### [To be done]
Work out how many lines of the records contain "Output". Answer with the number and nothing else.

### [Records for this exercise]
---------------

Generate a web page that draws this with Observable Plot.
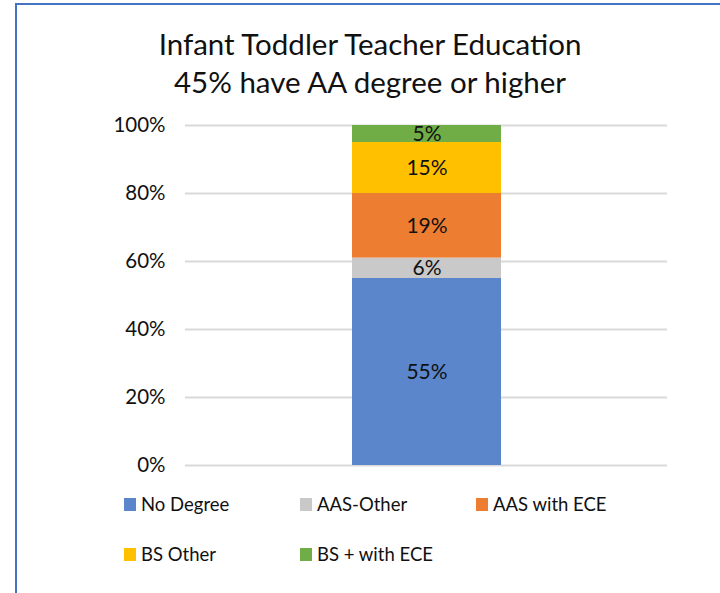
<!DOCTYPE html>
<html>
<head>
<meta charset="utf-8">
<script src="https://cdn.jsdelivr.net/npm/d3@7"></script>
<script src="https://cdn.jsdelivr.net/npm/@observablehq/plot@0.6"></script>
<style>
  html, body { margin: 0; padding: 0; background: #fff; }
  #wrap { position: relative; width: 720px; height: 593px; overflow: hidden; font-family: Lato, "Open Sans", sans-serif; }
  #frame { position: absolute; left: 15px; top: 3px; width: 720px; height: 600px; border-left: 2px solid #4472c4; border-top: 2px solid #4472c4; }
  #title { position: absolute; left: 0; width: 740px; top: 25px; text-align: center; font-size: 29.5px; line-height: 38px; color: #111; }
  #chart { position: absolute; left: 0; top: 0; }
  .leg { position: absolute; font-size: 18.5px; color: #111; display: flex; align-items: center; white-space: nowrap; }
  .leg span.sw { display: inline-block; width: 12px; height: 13px; margin-right: 5px; }
</style>
</head>
<body>
<div id="wrap">
  <div id="frame"></div>
  <div id="chart"></div>
  <div id="title">Infant Toddler Teacher Education<br>45% have AA degree or higher</div>
  <div id="legend"></div>
</div>
<script>
const categories = ["No Degree", "AAS-Other", "AAS with ECE", "BS Other", "BS + with ECE"];
const values = [55, 6, 19, 15, 5];
const colors = ["#5b86cb", "#c9c9c9", "#ed7d31", "#ffc000", "#70ad47"];
const yTicks = [0, 20, 40, 60, 80, 100];

const data = categories.map((c, i) => ({ group: "All", category: c, value: values[i] }));

const plot = Plot.plot({
  width: 720,
  height: 593,
  marginTop: 125,
  marginBottom: 128,
  marginLeft: 185,
  marginRight: 53,
  style: { fontFamily: "Lato, 'Open Sans', sans-serif", background: "transparent" },
  x: { type: "band", domain: ["All"], padding: 0.528, axis: null },
  y: { domain: [0, 100] },
  color: { domain: categories, range: colors },
  marks: [
    Plot.gridY(yTicks, { stroke: "#d9d9d9", strokeWidth: 2, strokeOpacity: 1 }),
    Plot.axisY(yTicks, { tickSize: 0, tickPadding: 20, tickFormat: d => d + "%", fontSize: 20.5, fill: "#111", label: null }),
    Plot.barY(data, Plot.stackY({ x: "group", y: "value", fill: "category", z: "category", order: categories })),
    Plot.text(data, Plot.stackY({ x: "group", y: "value", z: "category", order: categories, text: d => d.value + "%", fontSize: 21, fill: "#111" }))
  ]
});
document.getElementById("chart").appendChild(plot);

const legendPos = [[124, 504], [300, 504], [476, 504], [124, 554], [300, 554]];
const legend = document.getElementById("legend");
categories.forEach((c, i) => {
  const d = document.createElement("div");
  d.className = "leg";
  d.style.left = legendPos[i][0] + "px";
  d.style.top = (legendPos[i][1] - 12) + "px";
  d.style.height = "24px";
  d.innerHTML = `<span class="sw" style="background:${colors[i]}"></span>${c}`;
  legend.appendChild(d);
});
</script>
</body>
</html>
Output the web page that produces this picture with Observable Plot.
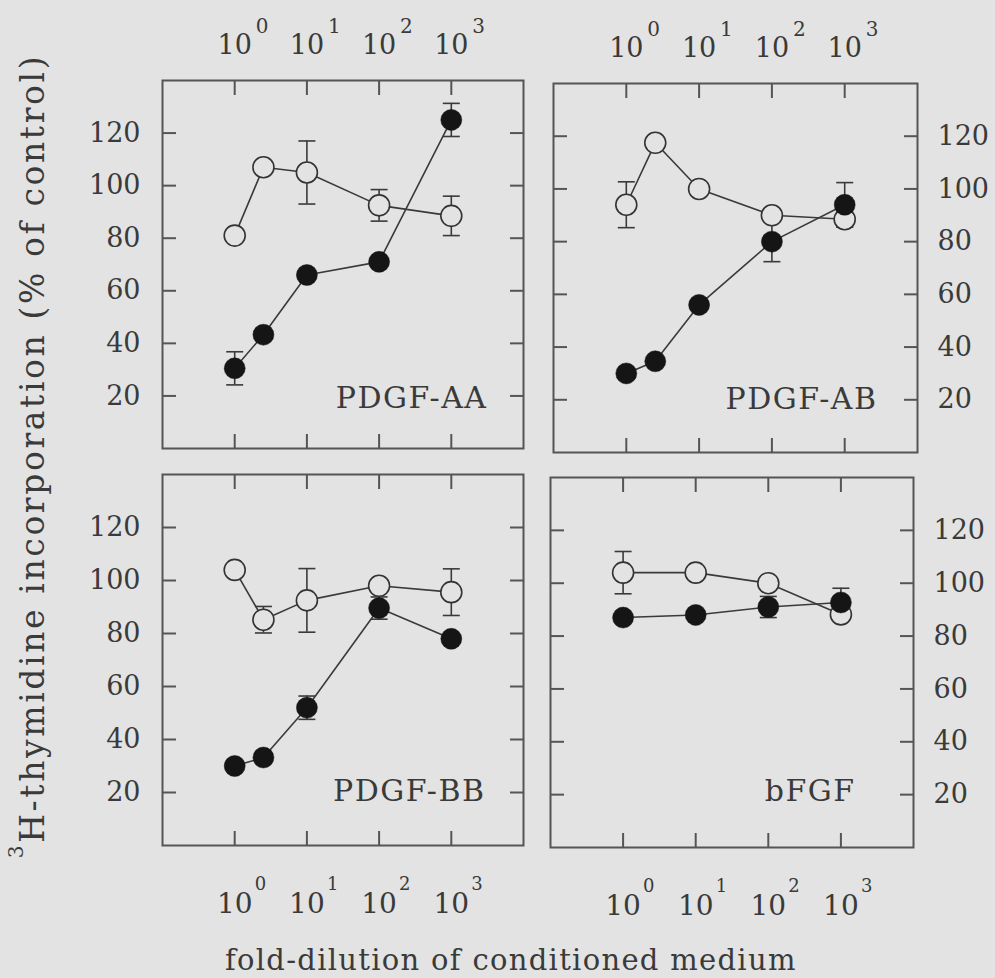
<!DOCTYPE html>
<html><head><meta charset="utf-8">
<script src="https://cdn.jsdelivr.net/npm/d3@7"></script>
<script src="https://cdn.jsdelivr.net/npm/@observablehq/plot@0.6"></script>
<style>
html,body{margin:0;padding:0;background:#e3e3e3;overflow:hidden;}
#fig{position:relative;width:995px;height:978px;background:#e3e3e3;overflow:hidden;font-family:"DejaVu Serif",serif;color:#3a3a3a;}
.panel{position:absolute;}
#ytitle{position:absolute;left:32px;top:456px;transform:translate(-50%,-50%) rotate(-90deg);white-space:nowrap;font-size:33px;line-height:1;letter-spacing:2.6px;}
#ytitle .sup{font-size:20px;position:relative;top:-21px;}
#xtitle{position:absolute;left:225px;top:946px;white-space:nowrap;font-size:29px;line-height:1;letter-spacing:1.3px;}
</style></head>
<body><div id="fig">
<div id="ytitle"><span class="sup">3</span>H-thymidine incorporation (% of control)</div>
<div id="xtitle">fold-dilution of conditioned medium</div>
</div>
<script>
// ---- data ----
const panelNames = ["PDGF-AA", "PDGF-AB", "PDGF-BB", "bFGF"];
const dilution = [1, 2.5, 10, 100, 1000];
const dilutionFGF = [1, 10, 100, 1000];
const xTickValues = [1, 10, 100, 1000];
const xTickBase = ["10", "10", "10", "10"];
const xTickExponents = ["0", "1", "2", "3"];
const yTickValues = [20, 40, 60, 80, 100, 120];

const aaOpen = [81, 107, 105, 92.5, 88.5];
const aaOpenErr = [0, 0, 12, 6, 7.5];
const aaFilled = [30.5, 43.3, 66, 71, 125];
const aaFilledErr = [6.3, 0, 0, 0, 6.3];

const abOpen = [94, 117.5, 100, 90, 88.5];
const abOpenErr = [8.7, 0, 0, 0, 3];
const abFilled = [30, 34.6, 56, 80, 94];
const abFilledErr = [0, 0, 0, 7.6, 8.4];

const bbOpen = [104, 85.2, 92.5, 98, 95.6];
const bbOpenErr = [0, 5, 12, 0, 8.8];
const bbFilled = [30, 33.2, 52, 89.6, 78];
const bbFilledErr = [0, 0, 4.4, 4.2, 0];

const fgfOpen = [104, 104, 100, 88.2];
const fgfOpenErr = [8, 0, 0, 0];
const fgfFilled = [87, 88, 91, 92.7];
const fgfFilledErr = [0, 0, 4, 5.4];

// ---- layout (positions & styles) ----
const layout = [
  {left: 162, top: 80, w: 361, h: 368, yAnchor: "left", xAnchor: "top", lblDx: -36, lblDy: -41},
  {left: 553, top: 83, w: 364, h: 369, yAnchor: "right", xAnchor: "top", lblDx: -40, lblDy: -44},
  {left: 162, top: 474, w: 361, h: 371, yAnchor: "left", xAnchor: "bottom", lblDx: -38, lblDy: -45},
  {left: 550, top: 477, w: 363, h: 370, yAnchor: "right", xAnchor: "bottom", lblDx: -58, lblDy: -47}
];
const series = [
  [dilution, aaOpen, aaOpenErr, aaFilled, aaFilledErr],
  [dilution, abOpen, abOpenErr, abFilled, abFilledErr],
  [dilution, bbOpen, bbOpenErr, bbFilled, bbFilledErr],
  [dilutionFGF, fgfOpen, fgfOpenErr, fgfFilled, fgfFilledErr]
];

const BG = "#e3e3e3", FRAME = "#555", TEXT = "#3a3a3a", LINE = "#3a3a3a", DOT = "#151515";
const rows = (xs, vs, es) => xs.map((x, i) => ({x, v: vs[i], e: es[i]}));
const capSymbol = {draw(ctx, size) { const r = Math.sqrt(size / Math.PI); ctx.moveTo(-r, 0); ctx.lineTo(r, 0); }};

const fig = document.getElementById("fig");
const M = 100;

layout.forEach((L, p) => {
  const [xs, oV, oE, fV, fE] = series[p];
  const open = rows(xs, oV, oE), filled = rows(xs, fV, fE);
  const errs = [...open, ...filled].filter(d => d.e > 0);
  const top = L.xAnchor === "top";
  const plot = Plot.plot({
    width: L.w + 2 * M, height: L.h + 2 * M,
    marginLeft: M, marginRight: M, marginTop: M, marginBottom: M,
    style: {background: "transparent", overflow: "visible", fontFamily: "DejaVu Serif, serif", color: TEXT},
    x: {type: "log", domain: [0.1, 1e4]},
    y: {domain: [0, 140]},
    marks: [
      Plot.axisX(xTickValues, {anchor: "top", tickSize: -14, tickFormat: () => "", label: null, stroke: FRAME, strokeWidth: 2}),
      Plot.axisX(xTickValues, {anchor: "bottom", tickSize: -14, tickFormat: () => "", label: null, stroke: FRAME, strokeWidth: 2}),
      Plot.axisY(yTickValues, {anchor: "left", tickSize: -14, tickFormat: () => "", label: null, stroke: FRAME, strokeWidth: 2}),
      Plot.axisY(yTickValues, {anchor: "right", tickSize: -14, tickFormat: () => "", label: null, stroke: FRAME, strokeWidth: 2}),
      Plot.axisY(yTickValues, {anchor: L.yAnchor, tickSize: 0, tickPadding: L.yAnchor === "left" ? 22 : 20, tickFormat: d => String(d), label: null, fontSize: 27, fill: TEXT}),
      Plot.frame({stroke: FRAME, strokeWidth: 2}),
      Plot.text(xTickValues, {x: d => d, text: (d, i) => xTickBase[i], frameAnchor: L.xAnchor, textAnchor: "middle", lineAnchor: "bottom", dy: top ? -27 : 67, fontSize: top ? 27 : 28, fill: TEXT}),
      Plot.text(xTickValues, {x: d => d, text: (d, i) => xTickExponents[i], frameAnchor: L.xAnchor, textAnchor: "start", lineAnchor: "bottom", dx: top ? 21 : 20, dy: top ? -48 : 44, fontSize: top ? 20 : 18, fill: TEXT}),
      Plot.ruleX(errs, {x: "x", y1: d => d.v - d.e, y2: d => d.v + d.e, stroke: LINE, strokeWidth: 1.6}),
      Plot.dot(errs, {x: "x", y: d => d.v + d.e, symbol: capSymbol, r: 8.5, fill: "none", stroke: LINE, strokeWidth: 1.6}),
      Plot.dot(errs, {x: "x", y: d => d.v - d.e, symbol: capSymbol, r: 8.5, fill: "none", stroke: LINE, strokeWidth: 1.6}),
      Plot.line(open, {x: "x", y: "v", stroke: LINE, strokeWidth: 1.6}),
      Plot.line(filled, {x: "x", y: "v", stroke: LINE, strokeWidth: 1.6}),
      Plot.dot(open, {x: "x", y: "v", r: 10.5, fill: BG, stroke: "#333", strokeWidth: 1.6}),
      Plot.dot(filled, {x: "x", y: "v", r: 10.5, fill: DOT, stroke: DOT, strokeWidth: 0.5}),
      Plot.text([panelNames[p]], {text: d => d, frameAnchor: "bottom-right", textAnchor: "end", lineAnchor: "bottom", dx: L.lblDx, dy: L.lblDy, fontSize: 30, fill: TEXT})
    ]
  });
  plot.querySelectorAll("text").forEach(t => {
    if (t.textContent === panelNames[p]) t.style.letterSpacing = "1.5px";
  });
  plot.classList.add("panel");
  plot.style.left = (L.left - M) + "px";
  plot.style.top = (L.top - M) + "px";
  fig.appendChild(plot);
});
</script>
</body></html>
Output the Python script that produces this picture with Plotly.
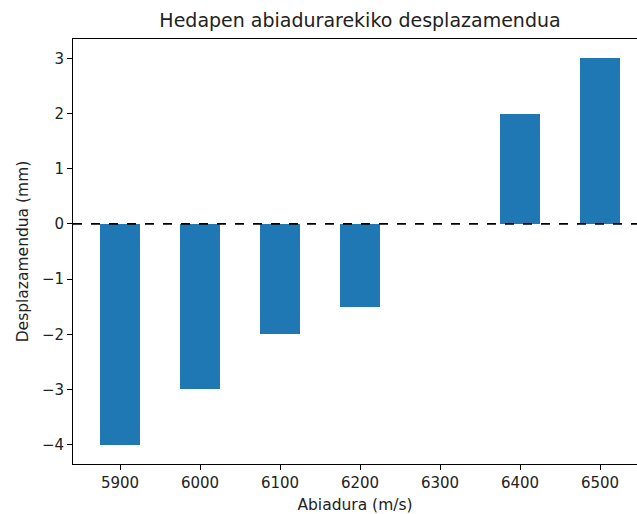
import plotly.graph_objects as go

speeds = [5900, 6000, 6100, 6200, 6400, 6500]
displacements = [-4, -3, -2, -1.5, 2, 3]
xtick_vals = [5900, 6000, 6100, 6200, 6300, 6400, 6500]
ytick_vals = [-4, -3, -2, -1, 0, 1, 2, 3]
ytick_text = [("\u2212" + str(-v)) if v < 0 else str(v) for v in ytick_vals]

fig = go.Figure()
fig.add_trace(go.Bar(x=speeds, y=displacements, width=50,
                     marker=dict(color="#1f77b4", line=dict(width=0))))

fig.add_shape(type="line", xref="paper", yref="y", x0=0, x1=1, y0=0, y1=0,
              line=dict(color="black", width=1.6, dash="dash"))

font = "DejaVu Sans, sans-serif"
fig.update_layout(
    width=637, height=514,
    margin=dict(l=73, r=0, t=39, b=50),
    plot_bgcolor="white", paper_bgcolor="white",
    font=dict(family=font, size=15, color="#222"),
    showlegend=False,
    title=dict(text="Hedapen abiadurarekiko desplazamendua", xref="container",
               x=360/637, xanchor="center", y=1-20/514, yanchor="middle",
               font=dict(size=19, family=font, color="#222")),
    bargap=0,
)
fig.update_xaxes(range=[5841.25, 6546.25], tickvals=xtick_vals,
                 ticks="outside", ticklen=5, tickcolor="black",
                 tickfont=dict(size=15),
                 showline=True, linecolor="black", linewidth=1, mirror=True,
                 showgrid=False, zeroline=False,
                 title=dict(text="Abiadura (m/s)", standoff=9, font=dict(size=15.5)))
fig.update_yaxes(range=[-4.35, 3.35], tickvals=ytick_vals, ticktext=ytick_text,
                 ticks="outside", ticklen=5, tickcolor="black",
                 tickfont=dict(size=15),
                 showline=True, linecolor="black", linewidth=1, mirror=False,
                 showgrid=False, zeroline=False,
                 title=dict(text="Desplazamendua (mm)", standoff=9, font=dict(size=15.5)))
fig.write_html("out.html")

---------------

### [Written answer]
2